International Travel FLows
Brazil is a popular tourist destination for international and domestic tourists. As can be seen in Figure 2, an increase of international and inbound tourist from 2008-2014, but there has also been a greater increase of outbound tourists. This will have effected how much money has been brought in and taken out of the economy.
Regarding inbound travel flows, the numbers of non-resident tourists arriving within Brazil (including tourists, same-day visitors, cruise passengers and members) has risen tremendously since 1995 to 2014, in Figure 3 it is clear Brazil is becoming more popular for international tourists. Specifically talking about Los Angeles, there are no direct flights to Rio de Janeiro, however there are flights to Sau Paulo; depending on the time of year, the capacity of these direct flights range from 900-2,700 seats, between June 2008 and June 2013 these levels rose by 11%. (Tourism Development International, 2014)
Domestic tourism in Brazil has started to increase over the last few years, but many of the locals are excluded from taking trips because of low incomes despite the law insuring them 20 days paid holiday and 48 hour working week. The beaches are particularly loved by the locals and are free to enjoy (Boniface, Cooper and Cooper, 2012).

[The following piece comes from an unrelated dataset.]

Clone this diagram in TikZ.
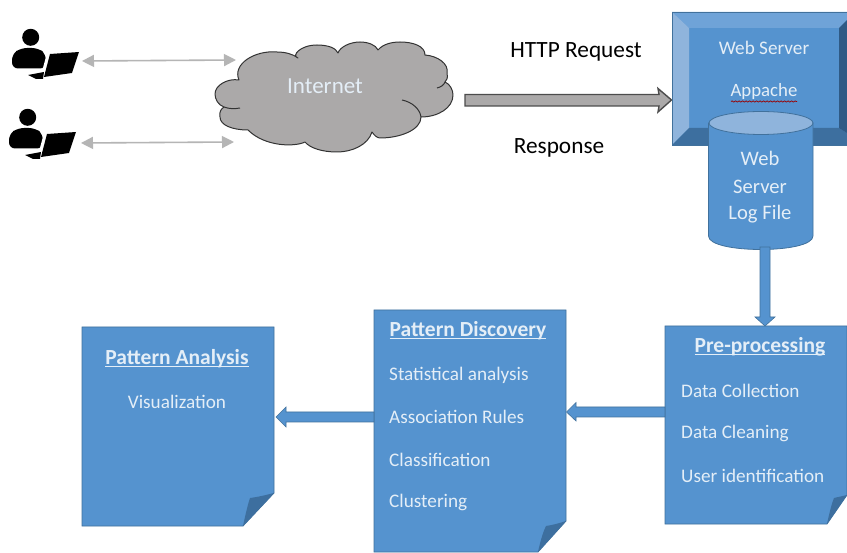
\documentclass[tikz,border=0pt]{standalone}
\usepackage{fontspec}
\setmainfont{Carlito}
\usetikzlibrary{arrows.meta,decorations.pathmorphing}
\definecolor{bluefill}{HTML}{5593CF}
\definecolor{blueline}{HTML}{41719C}
\definecolor{bluedark}{HTML}{3D6F9F}
\definecolor{bluelight}{HTML}{8FB4DC}
\definecolor{bluemid}{HTML}{6FA3D8}
\definecolor{bluedeep}{HTML}{2F5A85}
\definecolor{cloudgray}{HTML}{ABA9A9}
\definecolor{linkgray}{HTML}{B5B5B5}
\definecolor{paletext}{HTML}{E4EEF7}
\tikzset{
 px/.style={x=1pt,y=-1pt},
 paper/.style={fill=bluefill,draw=blueline,line width=0.8pt,line join=miter},
 fold/.style={fill=bluedark},
 tx/.style={text=paletext,font=\fontsize{19.2}{21}\selectfont,inner sep=0pt},
 hd/.style={text=paletext,font=\fontsize{21.5}{24}\selectfont\bfseries,inner sep=0pt},
 blk/.style={text=black,font=\fontsize{23.3}{26}\selectfont,inner sep=0pt},
 link/.style={draw=linkgray,line width=1.6pt,{Triangle[length=12pt,width=12pt]}-{Triangle[length=12pt,width=12pt]}},
 bluearrow/.style={draw=blueline,line width=0.6pt,fill=bluefill,line join=miter},
}
\newcommand{\person}[2]{%
 \begin{scope}[shift={(#1,#2)}]
  \fill[black] (30.7,37.3) circle (8.5);
  \fill[black,rounded corners=6pt] (12,68.5) -- (12,54) -- (21,48) -- (38,48) -- (46,54) -- (46,68.5) -- cycle;
  \fill[white] (47,53) -- (50,53) -- (43,79) -- (40,79) -- cycle;
  \fill[white] (38,70) -- (47,70) -- (44,74) -- (38,74) -- cycle;
  \fill[black] (50,54) -- (79,52) -- (72,73) -- (44,77) -- cycle;
  \fill[black] (28,75) -- (44,72) -- (43,79) -- (36,79) -- cycle;
 \end{scope}}
\begin{document}
\begin{tikzpicture}[px]
\useasboundingbox (0,0) rectangle (847,553);
\fill[white] (0,0) rectangle (847,553);
% people
\person{0}{0}
\person{-3}{80}
\coordinate (pa) at (82,61);
\coordinate (pb) at (81,143);
\coordinate (ca) at (236,60);
\coordinate (cb) at (234,142);
\draw[link] (pa) -- (ca);
\draw[link] (pb) -- (cb);
% cloud
\draw[fill=cloudgray,draw=black!80,line width=1pt,line join=round]
 (239,80) .. controls (232,64) and (255,50) .. (277,52)
 .. controls (285,52) and (293,54) .. (298,58)
 .. controls (291,56) and (300,45) .. (317,45)
 .. controls (328,45) and (336,48) .. (338,53)
 .. controls (340,47) and (350,42) .. (360,42)
 .. controls (368,42) and (376,45) .. (378,50)
 .. controls (383,44) and (392,42) .. (400,42)
 .. controls (413,42) and (425,46) .. (425,55)
 .. controls (438,56) and (449,64) .. (447,73)
 .. controls (448,78) and (447,80) .. (445,82)
 .. controls (450,84) and (453,90) .. (453,95)
 .. controls (453,108) and (438,117) .. (421,117)
 .. controls (421,130) and (400,138) .. (380,138)
 .. controls (377,138) and (374,135) .. (372,132)
 .. controls (368,145) and (352,152) .. (337,152)
 .. controls (322,152) and (310,148) .. (305,142)
 .. controls (295,147) and (265,147) .. (248,130)
 .. controls (232,130) and (220,125) .. (220,117)
 .. controls (219,112) and (221,109) .. (224,107)
 .. controls (218,105) and (215,99) .. (215,94)
 .. controls (215,85) and (228,78) .. (239,80) -- cycle;
\draw[black!80,line width=1pt] (224,107) .. controls (229,109) and (235,109) .. (240,108);
\draw[black!80,line width=1pt] (402,100) .. controls (412,102) and (420,109) .. (421,117);
\draw[black!80,line width=1pt] (437,88) .. controls (441,87) and (444,85) .. (445,82);
\node[inner sep=0pt,text=paletext,font=\fontsize{23}{26}\selectfont] (inet) at (325,86) {Internet};
% http arrow
\coordinate (hs) at (465,100);
\coordinate (he) at (671,100);
\draw[fill=cloudgray,draw=black!70,line width=1.4pt,line join=miter]
 (465,94.5) -- (659,94.5) -- (658,88.5) -- (671.5,100) -- (658,112) -- (659,106) -- (465,106) -- cycle;
\node[blk] (http) at (576,52) {HTTP Request};
\node[blk] (resp) at (559,148) {Response};
% web server bevel
\path[fill=bluefill] (672,12) rectangle (847,145);
\fill[bluemid] (672,12) -- (847,12) -- (847,20) -- (839,28) -- (689,28) -- cycle;
\fill[bluelight] (672,12) -- (689,28) -- (689,128) -- (672,145) -- cycle;
\fill[bluedark] (672,145) -- (689,128) -- (839,128) -- (847,133) -- (847,145) -- cycle;
\fill[bluedeep] (839,28) -- (847,20) -- (847,133) -- (839,128) -- cycle;
\draw[blueline,line width=0.8pt] (847,12) -- (672,12) -- (672,145) -- (847,145);
\node[tx] (ws) at (764,48) {Web Server};
\node[tx,font=\fontsize{18.8}{21}\selectfont] (ap) at (764,91.5) {Appache};
\draw[red!60!black,line width=0.7pt,decorate,decoration={snake,amplitude=0.6pt,segment length=3.5pt}] (731,101.5) -- (797,101.5);
% cylinder
\path[fill=bluefill,draw=blueline,line width=0.8pt] (708.5,123) -- (708.5,236)
  .. controls (708.5,254) and (813,254) .. (813,236) -- (813,123) -- cycle;
\fill[bluelight,draw=blueline,line width=0.8pt] (761,123) ellipse (52 and 11.5);
\coordinate (cylb) at (765,247);
\node[tx,font=\fontsize{20.6}{23}\selectfont] (c1) at (760,158) {Web};
\node[tx,font=\fontsize{20.6}{23}\selectfont] (c2) at (760,187) {Server};
\node[tx,font=\fontsize{20.6}{23}\selectfont] (c3) at (760,214) {Log File};
% papers
\draw[paper] (665,326) -- (847,326) -- (847,495) -- (827,524) -- (665,524) -- cycle;
\fill[fold] (827,524) .. controls (830,510) and (832,503) .. (834,498) .. controls (838,497) and (843,496) .. (847,495) -- cycle;
\draw[paper] (374,310) -- (566,310) -- (566,521) -- (538,552) -- (374,552) -- cycle;
\fill[fold] (538,552) .. controls (541,538) and (544,530) .. (546,526) .. controls (553,525) and (560,523) .. (566,521) -- cycle;
\draw[paper] (82,327) -- (274,327) -- (274,493) -- (243,526) -- (82,526) -- cycle;
\fill[fold] (243,526) .. controls (246,512) and (248,504) .. (250,498) .. controls (258,497) and (266,495) .. (274,493) -- cycle;
\coordinate (pp) at (765,326);
\coordinate (ppl) at (665,410);
\coordinate (pdr) at (566,410);
\coordinate (pdl) at (374,416);
\coordinate (par) at (274,416);
% blue arrows
\draw[bluearrow] (760,247) -- (770,247) -- (770,317) -- (775,317) -- (765,326) -- (755,317) -- (760,317) -- cycle;
\draw[bluearrow] (665,407) -- (576,407) -- (576,402.5) -- (566.5,412) -- (576,421) -- (576,417) -- (665,417) -- cycle;
\draw[bluearrow] (374,412) -- (286,412) -- (286,407) -- (276,417) -- (286,427) -- (286,422) -- (374,422) -- cycle;
% texts
\node[hd] (h1) at (760,346) {\underbar{Pre-processing}};
\node[tx,anchor=west] (p1) at (681,391) {Data Collection};
\node[tx,anchor=west] (p2) at (681,433) {Data Cleaning};
\node[tx,anchor=west] (p3) at (681,476) {User identification};
\node[hd] (h2) at (468,330) {\underbar{Pattern Discovery}};
\node[tx,anchor=west] (d1) at (389,375) {Statistical analysis};
\node[tx,anchor=west] (d2) at (389,417) {Association Rules};
\node[tx,anchor=west] (d3) at (389,460) {Classification};
\node[tx,anchor=west] (d4) at (389,502) {Clustering};
\node[hd] (h3) at (177,358) {\underbar{Pattern Analysis}};
\node[tx] (a1) at (177,402) {Visualization};
\end{tikzpicture}
\end{document}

In 2015, Brazil’s Tourism Ministry and Fundaçāo Getulio Vargas (FGV) conducted a survey, results showed 77.4% of Brazilians were planning their vacations within Brazil instead of travelling abroad. The researchers thought this was due to rises in dollar exchange rates. (Ritz-G5, 2015)
The World Cup 2014, as talked about in this report, proved that Brazil was an exciting country with many attractions for all tourists. Tourism Ministry and FGV also conducted a survey this year; “approximately 10.9 million extra domestic trips will be taken, bringing the sector revenues of over R$18.66 billion.” (Ritz-G5, 2015).
Brazil use many transport methods including trains, buses, taxis and air travel. Rio de Janeiro and Sao Paulo have established Light Rail Transit (LRT) and metro lines services, particularly Rio de Janeiro since the 2016 Olympic and Paralympic games, all modes of public transport are integrated (Rio2016, 2016). “These metros are a safe, cheap and efficient way of exploring the cities. One-way fares are R$3.70 in Rio and R$3.50 in São Paulo.” (Lonely Planet, 2016b).
The beaches and bays consist of 9.2 thousand km of coastline (Visit Brazil, 2016) and the weather of Brazil means that Brazil is the perfect place for tourists who are looking for leisure time and a tan. United Nations Educational, Scientific and Cultural Organization (UNESCO) named Fernando de Noronha (a chain of 21 islands) as a Natural Human Heritage: a gift of nature because of its important environment. (Visit Brazil, 2016c)
São Miguel das Missões – a site that is open all year round for visitors in the south of Brazil. From the 17th century and it shows the conflicts between Spain, Portugal, the Jesuits and the Guarani Indians, which was an important historical event in Latin America (Visit Brazil, 2016a).
Parintins Folklore Festival – this always takes place in the last week of June on an island on the banks of the Amazon River. Visitors are advised to stay in boats and homestays to make their experience richer whilst exploring the legends of the region, which the festival is based on. (Visit Brazil, 2016b).
Statue of Christ the Redeemer – the most popular tourist attraction in Brazil. The 98ft high statue of Jesus Christ attracts approximately 18,000,000 people visiting each year and can be found at the peak of the Corcovado Mountain. (Madson Araujo, 2016).